Set Phrases Built Around Decir
Spanish leans on fixed chunks, and decir is part of many of them. Learning these as whole units will save you from word-by-word guessing.
¿Cómo Se Dice…?
This phrase means “How do you say…?” It is one of the handiest lines for class, travel, and self-study. It asks for the right wording in Spanish, not a long grammar note.
Querer Decir
This means “to mean.” In ¿Qué quiere decir?, the line can mean “What does it mean?” or “What is he trying to say?” The setting tells you which one fits.
Es Decir
This phrase works like “that is” or “that is to say.” It restates an idea in a tighter or clearer way. You’ll see it often in formal writing and careful speech.
Decir La Verdad
This means “to tell the truth.” Spanish uses decir here, while English prefers “tell.” That contrast is a good reminder not to lock the verb into one English label.
| Spanish Phrase | Natural English | What It Does |
|---|---|---|
| ¿Cómo se dice…? | How do you say…? | Asks for the right wording |
| querer decir | to mean | Gives the sense of a word or message |
| es decir | that is / that is to say | Restates an idea |
| decir la verdad | to tell the truth | States honesty or fact |
| me dijeron que… | they told me that… | Reports what others said |
Decir Vs Hablar Vs Contar
Learners often mix up decir, hablar, and contar.

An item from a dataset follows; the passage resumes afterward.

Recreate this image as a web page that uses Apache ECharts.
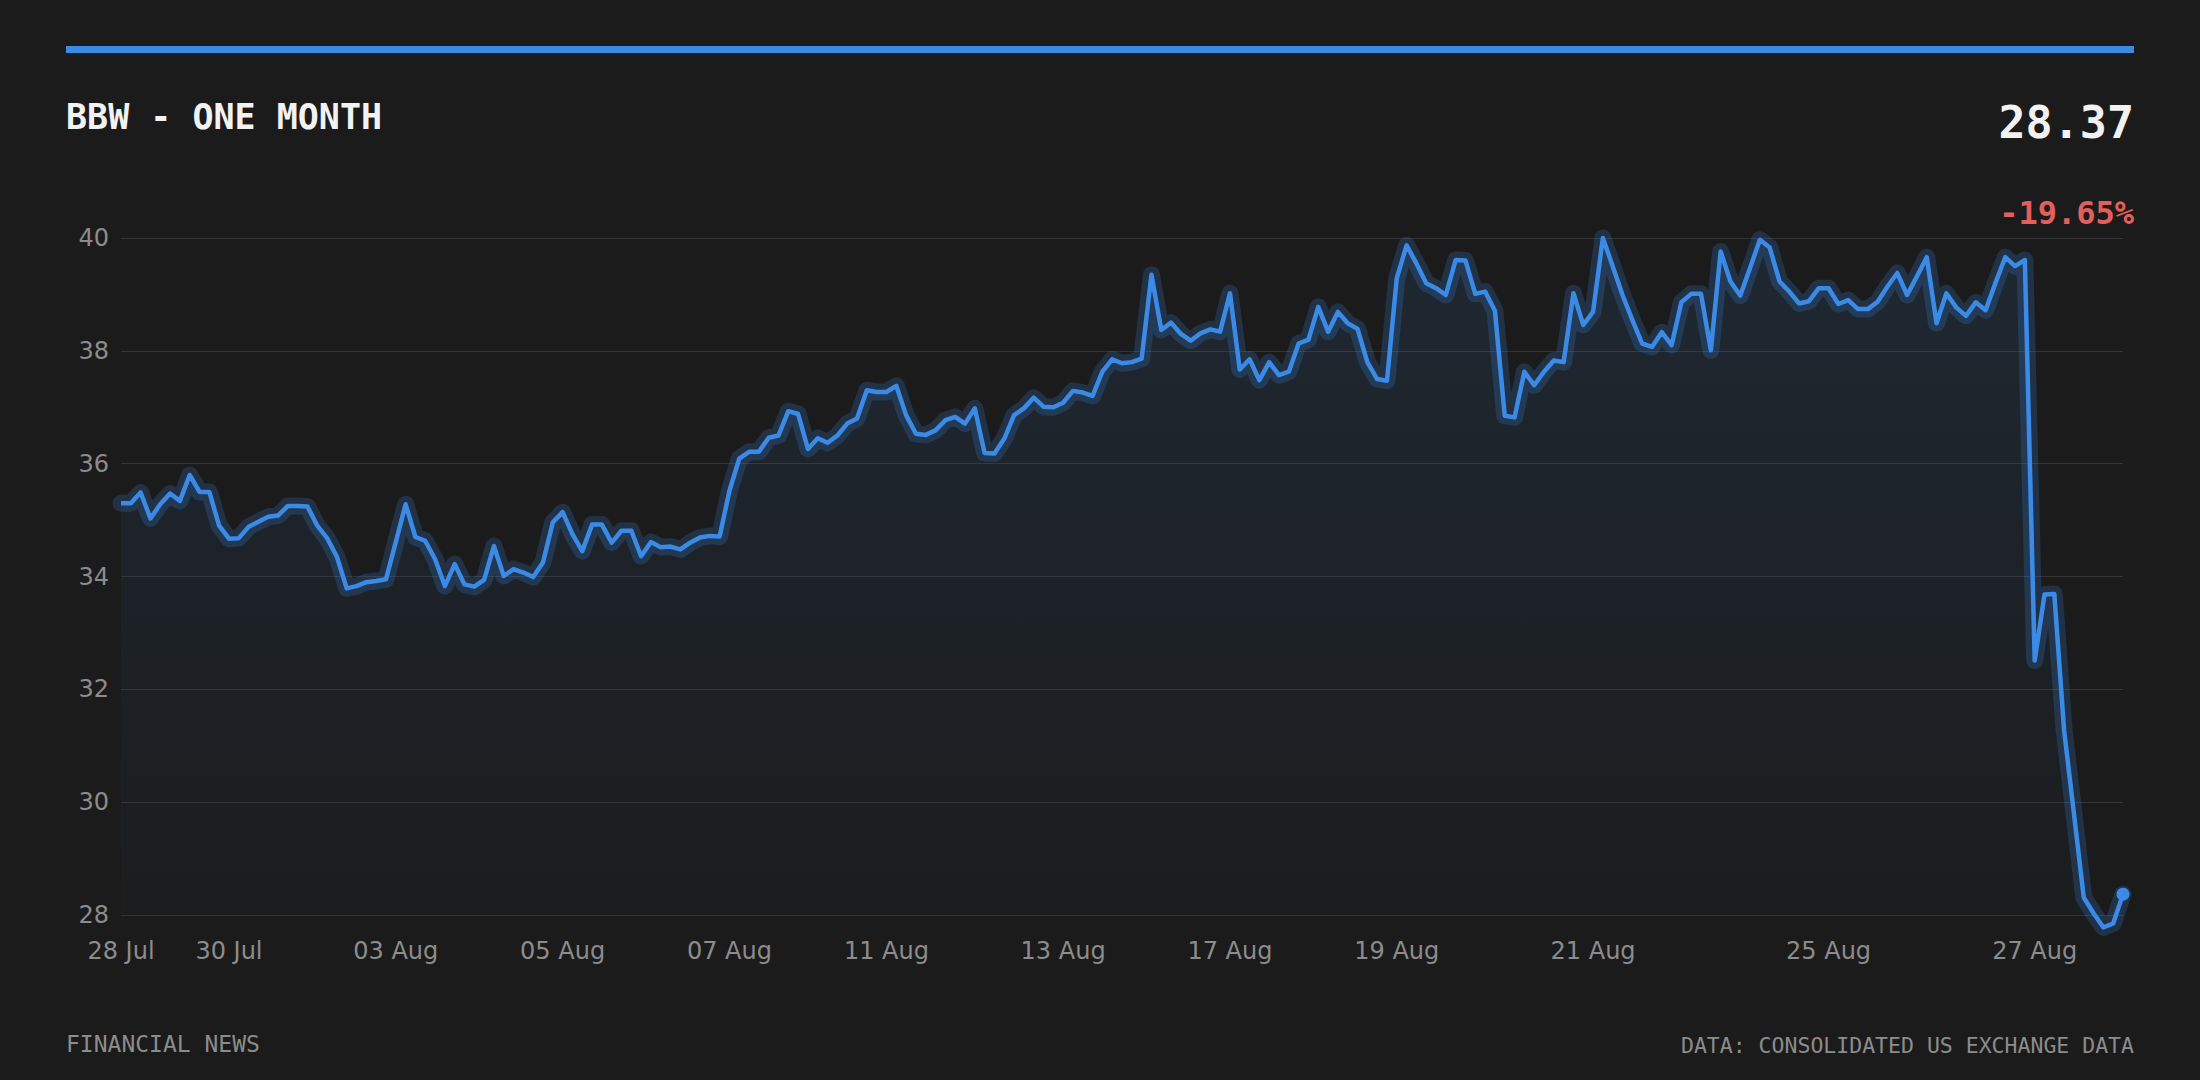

They overlap, but they are not the same. Hablar is about speaking or talking. Decir is about saying or telling words. Contar can mean telling a story, recounting details, or counting.
That’s why Hablo español means “I speak Spanish,” not Digo español. Yet Te digo algo means “I’m telling you something,” not Te hablo algo. And Me contó una historia means “He told me a story,” where the sense is narration, not a short statement.
These verbs cross paths, but each has its own lane. When the sentence is about spoken words or a message being passed on, decir is often the one you need.
Mistakes Learners Make With Decir
One common slip is forcing “say” into every English translation. That can make a sentence sound stiff. Another is forgetting the indirect object when the sentence needs “tell someone.” A third is missing the irregular forms and trying to build them like a regular verb.
A better habit is to read the whole line, not just the verb. Ask two quick questions: What was said? Who received it? Those two clues solve a lot of the confusion. Then watch for a set phrase. If one is present, learn that chunk as a unit.
What To Remember About Decir
Decir is one of those verbs that grows with you. At the start, it means “to say” or “to tell.” Later, you notice how it stretches into phrases about meaning, truth, and reported speech. Once you track the grammar around it, the verb stops feeling fuzzy and starts feeling dependable.
If you want one clean takeaway, use this: decir is the Spanish verb for putting words into the air or onto the page. Then let the sentence tell you whether English wants “say,” “tell,” or a fixed phrase with a wider sense.